Toward the end of the film, when the largest time-share in Las Vegas has gone belly up, Versailles is for sale, but they still have their private island mansion, David refers to his wife as another child. We can’t help thinking his biggest mistake is not financial miscalculation so much as a personal one; Jackie is more than a pretty woman with an amazing chest, she is his greatest ally and should be his closet confidante. But he has no concept how to include this woman into his grinding business life. He flails alone.

For her part, Jackie exits the movie outside her mansion, reiterating her faith in her husband, and vowing to stay together no matter that the future might bring. “We could live in a $300,000 four bedroom house; we could get bunk beds.” Are we supposed to laugh at the prospect of this family moving into a house no bigger than her current closet, or are we supposed to laugh because the minimum life she can envision is still far beyond what most Americans can afford?

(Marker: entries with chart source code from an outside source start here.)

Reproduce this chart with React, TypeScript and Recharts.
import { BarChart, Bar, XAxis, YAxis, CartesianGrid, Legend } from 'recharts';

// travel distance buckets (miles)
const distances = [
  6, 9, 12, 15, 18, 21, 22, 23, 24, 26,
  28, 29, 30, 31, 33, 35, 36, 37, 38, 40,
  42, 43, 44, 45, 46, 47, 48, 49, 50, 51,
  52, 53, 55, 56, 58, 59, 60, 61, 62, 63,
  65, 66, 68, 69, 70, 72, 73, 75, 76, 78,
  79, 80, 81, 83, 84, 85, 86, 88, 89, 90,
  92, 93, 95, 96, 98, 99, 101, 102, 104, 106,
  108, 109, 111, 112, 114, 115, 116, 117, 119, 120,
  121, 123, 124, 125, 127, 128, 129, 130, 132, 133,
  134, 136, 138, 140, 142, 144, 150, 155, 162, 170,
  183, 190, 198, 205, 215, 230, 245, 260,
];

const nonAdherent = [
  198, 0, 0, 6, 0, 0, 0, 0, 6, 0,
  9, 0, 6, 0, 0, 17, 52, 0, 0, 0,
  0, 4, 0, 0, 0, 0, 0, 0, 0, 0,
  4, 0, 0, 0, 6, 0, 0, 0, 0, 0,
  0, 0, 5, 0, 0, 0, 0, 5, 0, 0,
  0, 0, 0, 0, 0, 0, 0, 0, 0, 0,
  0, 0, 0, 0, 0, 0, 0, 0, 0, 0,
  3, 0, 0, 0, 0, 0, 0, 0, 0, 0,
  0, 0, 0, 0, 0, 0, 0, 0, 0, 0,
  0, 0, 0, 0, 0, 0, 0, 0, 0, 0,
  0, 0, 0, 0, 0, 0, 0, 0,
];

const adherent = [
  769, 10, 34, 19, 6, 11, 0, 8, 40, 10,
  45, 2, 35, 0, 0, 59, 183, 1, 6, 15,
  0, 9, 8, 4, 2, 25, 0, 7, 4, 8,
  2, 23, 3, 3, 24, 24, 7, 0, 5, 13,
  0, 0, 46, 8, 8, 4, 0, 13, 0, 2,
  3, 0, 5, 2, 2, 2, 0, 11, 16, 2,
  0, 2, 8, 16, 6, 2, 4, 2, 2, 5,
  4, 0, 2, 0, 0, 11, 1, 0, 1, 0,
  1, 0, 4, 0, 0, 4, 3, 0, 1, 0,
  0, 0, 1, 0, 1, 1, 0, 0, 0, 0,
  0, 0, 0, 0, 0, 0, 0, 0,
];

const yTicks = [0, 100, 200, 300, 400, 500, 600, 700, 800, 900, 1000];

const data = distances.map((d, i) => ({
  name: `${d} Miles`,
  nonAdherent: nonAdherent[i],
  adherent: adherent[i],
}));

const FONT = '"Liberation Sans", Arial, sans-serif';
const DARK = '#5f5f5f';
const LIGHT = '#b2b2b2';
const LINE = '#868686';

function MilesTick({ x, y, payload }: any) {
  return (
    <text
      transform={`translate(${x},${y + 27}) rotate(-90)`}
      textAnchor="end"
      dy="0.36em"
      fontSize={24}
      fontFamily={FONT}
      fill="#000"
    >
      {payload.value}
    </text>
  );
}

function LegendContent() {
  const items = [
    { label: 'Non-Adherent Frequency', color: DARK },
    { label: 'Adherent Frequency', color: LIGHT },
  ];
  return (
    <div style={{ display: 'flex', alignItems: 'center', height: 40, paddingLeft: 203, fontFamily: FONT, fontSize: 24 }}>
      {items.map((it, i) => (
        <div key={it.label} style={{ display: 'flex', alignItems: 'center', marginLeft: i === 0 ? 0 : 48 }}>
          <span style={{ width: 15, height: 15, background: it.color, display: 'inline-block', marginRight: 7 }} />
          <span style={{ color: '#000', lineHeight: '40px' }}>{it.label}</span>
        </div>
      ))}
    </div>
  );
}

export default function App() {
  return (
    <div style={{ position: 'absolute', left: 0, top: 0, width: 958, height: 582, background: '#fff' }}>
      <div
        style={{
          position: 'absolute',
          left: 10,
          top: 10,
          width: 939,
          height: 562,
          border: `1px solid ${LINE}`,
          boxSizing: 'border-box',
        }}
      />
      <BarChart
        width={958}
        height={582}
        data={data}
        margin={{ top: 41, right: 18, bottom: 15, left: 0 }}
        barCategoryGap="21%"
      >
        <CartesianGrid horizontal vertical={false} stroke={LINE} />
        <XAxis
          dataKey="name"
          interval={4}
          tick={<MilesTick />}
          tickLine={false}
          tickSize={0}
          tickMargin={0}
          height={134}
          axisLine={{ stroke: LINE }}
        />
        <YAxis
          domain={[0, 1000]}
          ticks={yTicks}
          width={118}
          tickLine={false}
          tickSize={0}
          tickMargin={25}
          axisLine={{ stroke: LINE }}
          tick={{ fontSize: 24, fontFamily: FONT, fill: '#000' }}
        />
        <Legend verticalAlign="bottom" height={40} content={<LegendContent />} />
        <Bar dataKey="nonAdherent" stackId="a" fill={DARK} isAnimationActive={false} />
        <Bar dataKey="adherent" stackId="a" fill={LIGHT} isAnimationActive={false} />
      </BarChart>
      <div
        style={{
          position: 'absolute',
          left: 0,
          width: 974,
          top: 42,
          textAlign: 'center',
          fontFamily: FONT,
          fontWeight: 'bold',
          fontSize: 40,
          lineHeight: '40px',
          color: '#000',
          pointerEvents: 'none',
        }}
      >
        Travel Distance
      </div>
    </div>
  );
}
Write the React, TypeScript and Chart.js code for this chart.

Of course in the end no one is laughing. The Queen of Versailles is a tragedy, as much as tragedy as the film’s namesake. Doesn’t Jackie know that Marie Antoinette’s excess ended her up at the guillotine?

The last few years have brought a revisionist perspective for the original Queen of Versailles. Sophia Coppola made a redemptive biopic of the French Queen; an off-Broadway play portrays Marie as a victim. Jackie and David Siegel are clueless, narcissistic people who live a powerful yet shallow dream, and they demonstrate in this film how unsatisfying the pursuit of material goods can be. Their self-absorbed, unsustainable way of life is disgusting. After spending an evening with them I feel sorry for them. But I do not dislike them. I believe they are victims of their culture exactly as Marie Antoinette was a victim of hers; blinded by the delusion that consumption conveys meaning.

In the end, Marie had her head cut off. A recent update on the Siegels indicates that they survive, for now. They still live on their island, they never sold Versailles, they are back at building it once again. Even in the wake of the financial crisis, they reflect so much of America; pursuing an easy, corrupt dream rather than doing the hard work of imagining a more satisfying one.